Propriété intellectuelle et industrielle
C‑650/17 (Royalty Pharma Collection Trust v Deutsches Patent- und Markenamt)
Arrêt de la 4ème chambre, 30 avril 2020
La Cour de Justice de l’Union européenne a jugé que, pour obtenir un certificat complémentaire de protection, il suffit qu’un médicament réponde à une définition fonctionnelle générale employée par l‘une des revendications du brevet de base en vigueur sans pour autant être explicitement indiqué par ce brevet. La Cour a aussi décidé qu’un produit ne bénéficie pas de la protection d’un brevet de base s’il a été développé après la date de dépôt de la demande de ce brevet au terme d’une activité inventive autonome.
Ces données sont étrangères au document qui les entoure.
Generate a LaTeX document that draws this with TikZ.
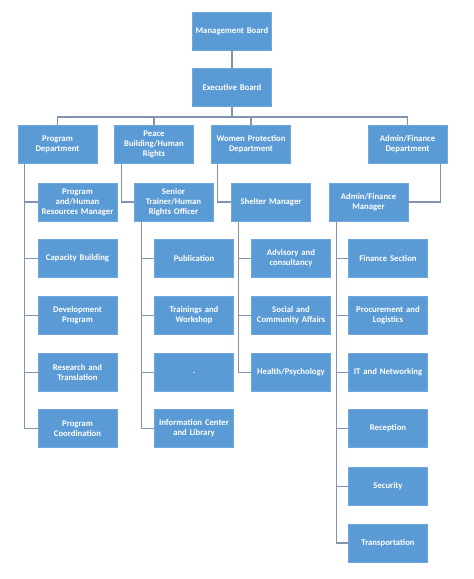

Le litige concernait l’interprétation de l’article 3a) du règlement (CE) no. 469/2009 du Parlement européen et du Conseil portant sur le certificat complémentaire de protection des médicaments : un produit n’est-il protégé par le brevet de base en vigueur que lorsqu’il relève de l’objet de la protection défini par les revendications du brevet ? Suffit-il que le principe actif constituant le produit réponde à une définition fonctionnelle générale donnée par les revendications du brevet, ou bien requiert-il une indication explicite du produit pour qu’il soit considéré comme partie intégrante de la méthode protégée par ce brevet ? De plus, le requérant a aussi posé la question de savoir si un produit est protégé par le brevet de base s’il n’a été développé qu’après la date de dépôt de la demande du brevet de base dans une « activité inventive autonome ».
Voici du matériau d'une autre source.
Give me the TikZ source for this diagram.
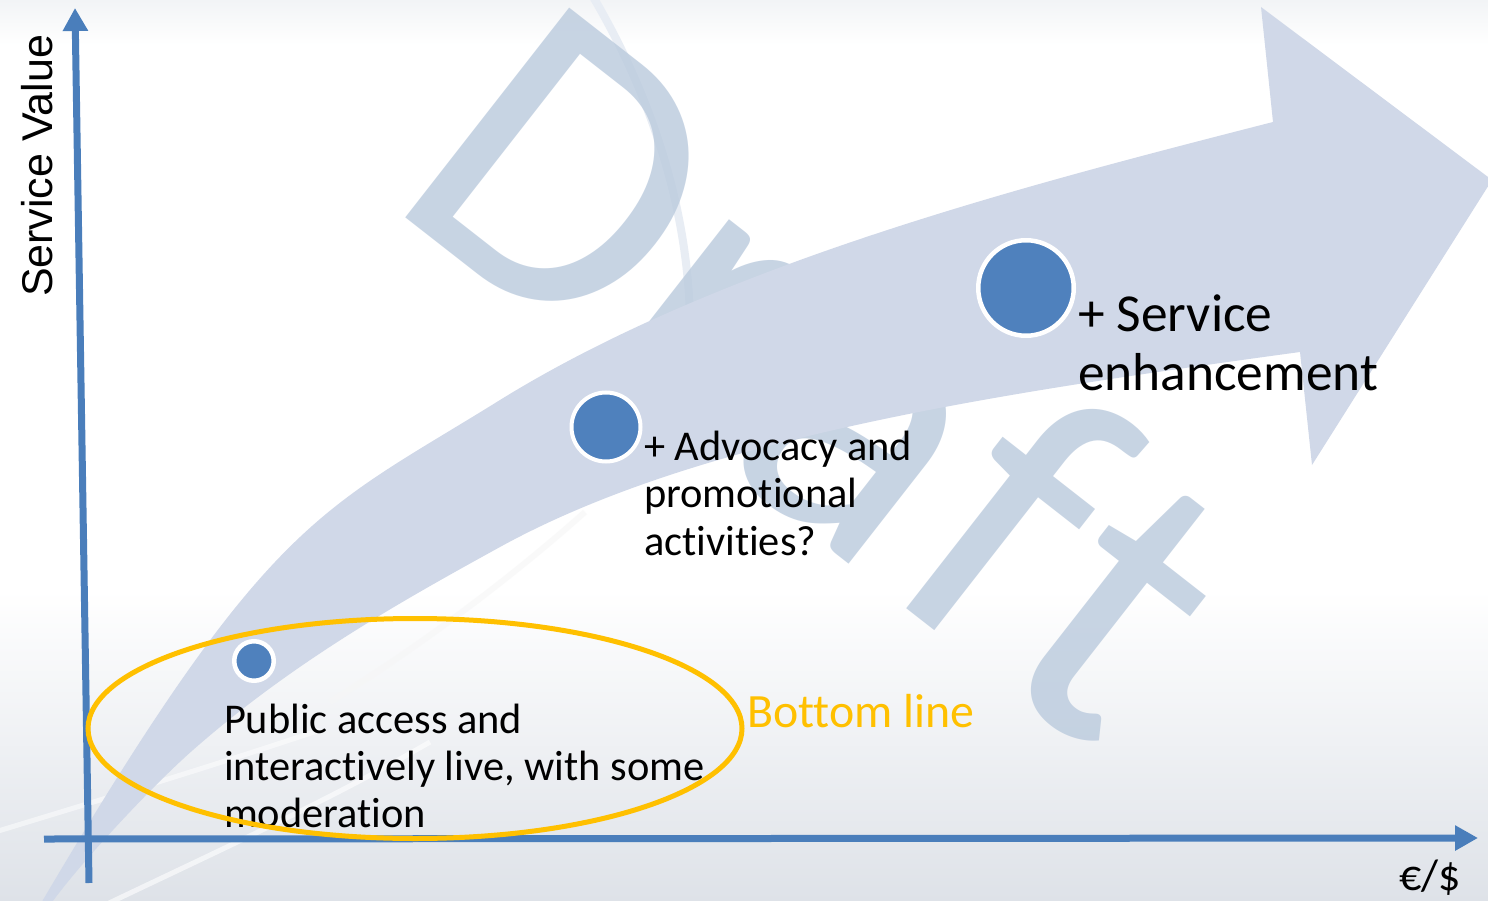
\documentclass[tikz,border=0pt]{standalone}
\usepackage{fontspec}
\setmainfont{Carlito}[Ligatures=NoCommon]
\newfontfamily\arialf{Liberation Sans}
\usetikzlibrary{arrows.meta}
\definecolor{axisblue}{HTML}{4A7EBB}
\definecolor{dotblue}{HTML}{4F81BD}
\definecolor{arrowfill}{HTML}{D0D8E8}
\definecolor{wmark}{HTML}{BACADD}
\definecolor{gold}{HTML}{FFC000}
\definecolor{bgbottom}{HTML}{DEE2E8}
\definecolor{bgtop}{HTML}{F2F4F6}
\definecolor{swoosh}{HTML}{E8EDF4}
\tikzset{
  axisline/.style={draw=axisblue, line width=7pt, -{Triangle[length=23pt,width=24pt]}},
  dot/.style={circle, fill=dotblue, draw=white, inner sep=0pt},
  lbl/.style={inner sep=0pt, outer sep=0pt, text=black, align=left},
  wmarkstyle/.style={inner sep=0pt, text=wmark, text opacity=0.8, font=\fontsize{415}{415}\selectfont},
  ring/.style={draw=gold, line width=5pt}
}
\begin{document}
\begin{tikzpicture}[x=1pt,y=-1pt]
\useasboundingbox (0,0) rectangle (1488,901);
% background
\fill[white] (0,0) rectangle (1488,901);
\shade[top color=bgtop, bottom color=white] (0,0) rectangle (1488,45);
\shade[top color=white, bottom color=bgbottom] (0,590) rectangle (1488,901);
% faint template swooshes
\draw[swoosh, line width=8pt] (592,-5) .. controls (660,110) and (692,230) .. (690,340);
\draw[white!93!gray, line width=6pt, opacity=0.6] (585,512) .. controls (520,570) and (430,640) .. (330,702);
\draw[white, line width=5pt, opacity=0.5] (-5,832) .. controls (100,800) and (200,770) .. (320,730);
\draw[white, line width=5pt, opacity=0.6] (105,905) .. controls (220,850) and (330,800) .. (430,742);
% watermark
\node[wmarkstyle, rotate=-38, anchor=base west] (wm) at (383,200) {D\kern3pt r\kern15pt a\kern13pt f\kern10pt t};
% big curved arrow
\fill[arrowfill] (40,905) .. controls (270,514) and (320,512) .. (500,400)
  .. controls (720,264) and (1023,186) .. (1273,122)
  -- (1261,7) -- (1492,180) -- (1312,465) -- (1300,352)
  .. controls (1000,393) and (700,437) .. (500,547)
  .. controls (400,602) and (293,662) .. (193,750)
  .. controls (153,785) and (80,863) .. (50,905)
  -- cycle;
% axes
\coordinate (ybot) at (89,883);
\coordinate (ytop) at (75,8);
\coordinate (xl) at (44,839);
\coordinate (xr) at (1478,838);
\draw[axisline] (ybot) -- (ytop);
\draw[axisline] (xl) -- (xr);
% labels
\node[lbl, rotate=90, anchor=base west, font=\arialf\fontsize{43}{50}\selectfont] (sv) at (52,297) {Service Value};
\node[lbl, anchor=base west, font=\fontsize{44}{50}\selectfont] (cur) at (1399,890) {€/\$};
\node[lbl, anchor=base west, font=\fontsize{42.4}{47}\selectfont] (t1) at (224,827) {Public access and\\interactively live, with some\\moderation};
\node[lbl, anchor=base west, font=\fontsize{42.4}{47.5}\selectfont] (t2) at (644,555) {+ Advocacy and\\promotional\\activities?};
\node[lbl, anchor=base west, font=\fontsize{53.4}{59}\selectfont] (t3) at (1078,390) {+ Service\\enhancement};
\node[lbl, anchor=base west, text=gold, font=\fontsize{47.8}{56}\selectfont] (bl) at (747,727) {Bottom line};
% bottom line ellipse
\draw[ring] (415,728.5) ellipse [x radius=327pt, y radius=110pt];
% dots
\node[dot, line width=4.5pt, minimum size=39.5pt] (d1) at (254,661) {};
\node[dot, line width=4pt, minimum size=69pt] (d2) at (606,427) {};
\node[dot, line width=4.5pt, minimum size=95.5pt] (d3) at (1026,288) {};
\end{tikzpicture}
\end{document}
Royalty Pharma est titulaire d’un brevet européen (le brevet de base) qui couvre une méthode de traitement de diabète sucré, à savoir la régulation du taux de sucre dans le sang par injection d’inhibiteurs d’enzymes. En 2014, Royalty Pharma a déposé une demande d’un certificat complémentaire de protection (un CCP) pour la sitagliptine sur le fondement du brevet de base et d’une autorisation de mise sur le marché du médicament « Januvia » qui se compose de la sitagliptine. Ce dernier est un type d’inhibiteur d’un enzyme qui contribue à la régulation de taux de glucose. Le médicament a été développé par un preneur de licence dudit brevet de base après la date de dépôt de la demande de ce brevet. Le développeur a obtenu un nouveau brevet séparé pour la sitagliptine.
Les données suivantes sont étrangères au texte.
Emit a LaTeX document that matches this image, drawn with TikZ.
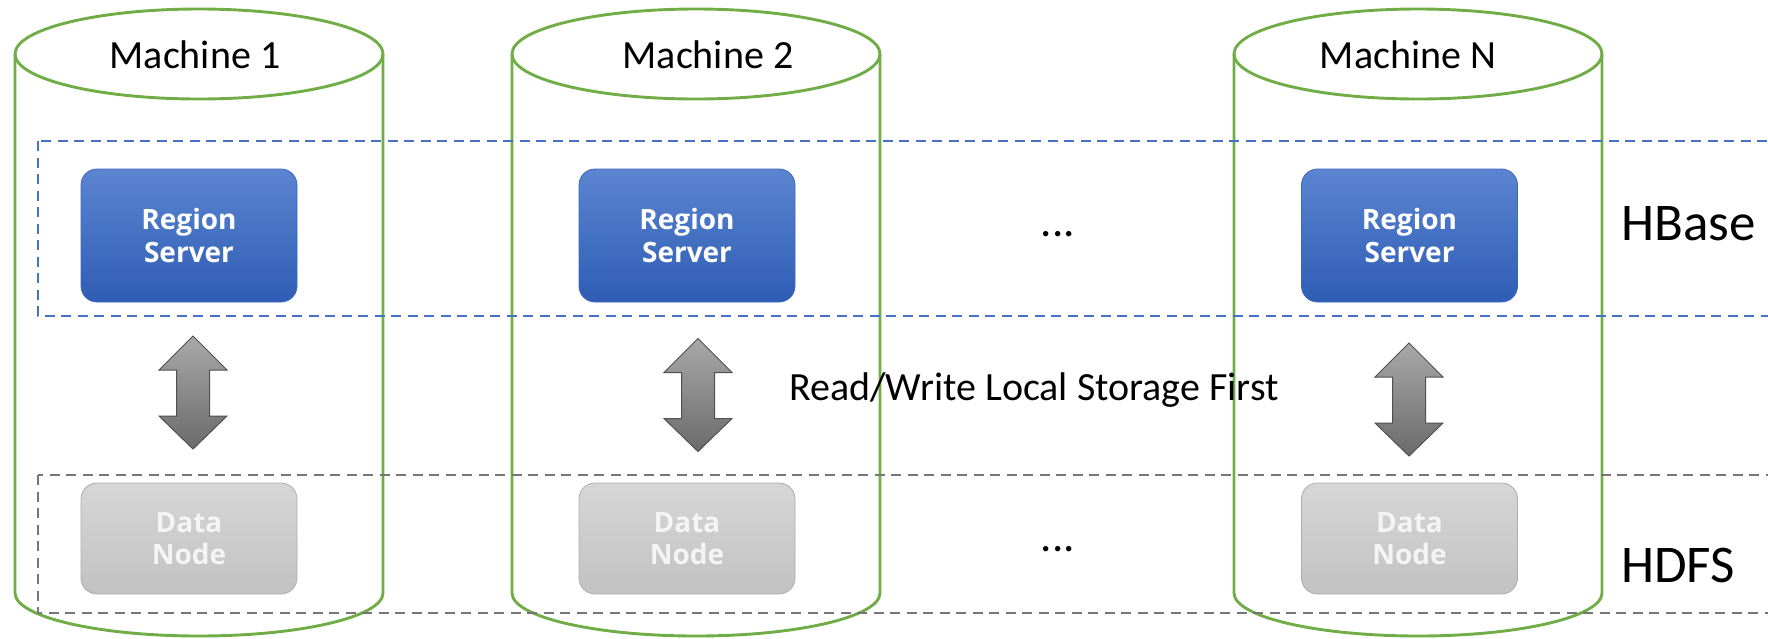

En 2017, l’office allemand des brevets et des marques en Allemagne (le « DPMA ») a refusé de délivrer le CCP pour la sitagliptine à Royalty Pharma sur le fondement de l’article 3 du règlement (CE) no. 469/2009. Selon le DPMA, la sitagliptine ne répond qu’à la définition fonctionnelle de l’inhibiteur donnée par les revendications du brevet de base, mais celui-ci ne comporte pas la moindre divulgation spécifique du produit, de façon que le principe actif n’a pas été livré à l’homme du métier. Selon la DPMA, l’objet de la protection du brevet de base ne correspond pas au médicament développé ultérieurement et commercialisé sous le nom Januvia si bien que la demande de certificat complémentaire n’est pas justifiée. Royalty Pharma a alors formé un recours contre la décision de la DPMA devant la Cour fédérale des brevets (Bundespatentgericht) qui a sursis à statuer et a posé les questions susmentionnées à la Cour de Justice.
La Cour a conclu qu’un produit est protégé par un brevet de base « lorsque ce produit répond à une définition fonctionnelle générale employée par l’une des revendications du brevet de base et relève nécessairement de l’invention couverte par ce brevet «. Dans la lignée du jugement Teva UK e.a. (C‑121/17), la Cour a constaté que le principe actif concerné doit être nécessairement et spécifiquement visé par les revendications du brevet, même si celles-ci sont implicites. Selon la Cour, un homme du métier doit aussi être objectivement en mesure de déduire directement et sans ambiguïté du fascicule du brevet que le produit faisant l’objet du CCP relève de l’objet de la protection de ce brevet.
De plus, la Cour a prononcé qu’un produit n’est pas protégé par un brevet de base s’il a été développé après la date de dépôt de la demande de celui-ci « au terme d’une activité inventive autonome ». Le Cour a ainsi fait valoir qu’en l’espèce, la délivrance d’un CCP pourrait permettre à son titulaire de bénéficier indûment d’une protection pour des résultats de recherches non connus à la date du dépôt ou de priorité du brevet. En conséquence, autoriser ce CCP serait contraire à l’objectif du règlement (EC) no 469/2009.
Ce jugement constitue un précédent qui incitera les autorités en charge de la délivrance des brevets et les cours nationales à examiner avec prudence les brevets existants dans le cadre des demandes de CCP afin que ceux-ci ne soient pas octroyés à des produits résultant d’une activité inventive et indépendante.